Cinquains are free verse - five line poems of twenty-two syllables distributed as follows: 2, 4, 6, 8, 2. [We do not accept "word-count cinquains."]

Each line may have initial capitalization. Each poem may be one or more sentences; complete sentences are not prohibited. Cinquains were invented and written by Adelaide Crapsey in 1909-1914; she was strongly influenced by haiku. See Crapsey's Cinquains for her own fine examples.
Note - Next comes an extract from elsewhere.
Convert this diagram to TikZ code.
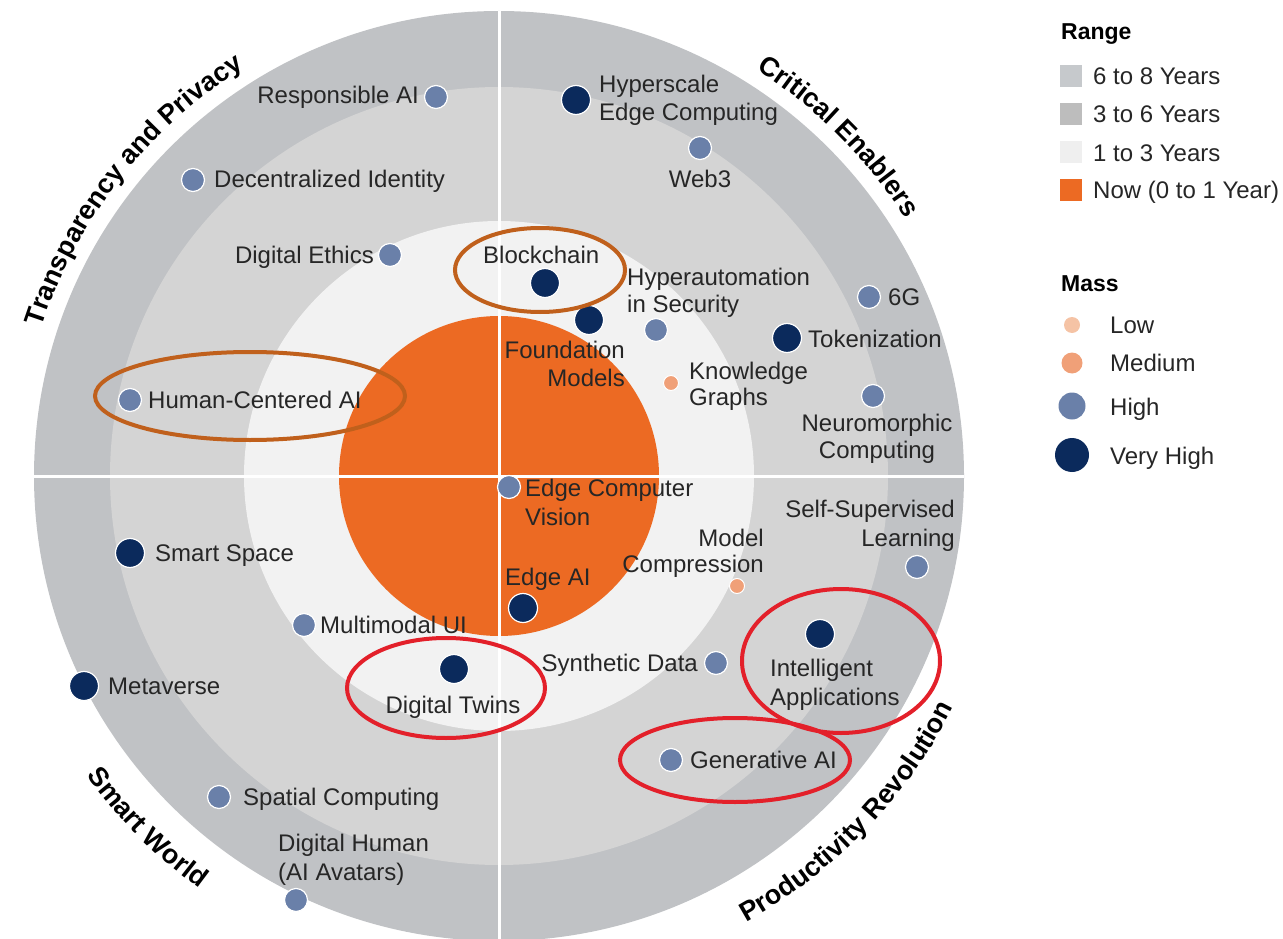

Rhyme is not usual, but it is not prohibited. Cinquains often are iambic except that the last line may be spondaic (two stressed syllables), but they are just as likely to be trochaic. Cinquains are complete in one stanza, but they may be linked to form longer poems. There are no set rules beyond the syllable-count and line-lengths. Initial capitalization, complete sentences - these things vary among poets and they should. We will accept linked cinquains, mirror cinquains (2, 4, 6, 8, 2, 2, 8, 6, 4, 2), centered forms, and other experimental forms, within our editorial discretion.

Sample Cinquain:

            Empty Sea

            Stony
            Coast, surging sea
            Is opaque, iron-grey.
            Secretly swim whatever fish
            There be.

Published in Templar Phoenix Literary Review, Summer 2000.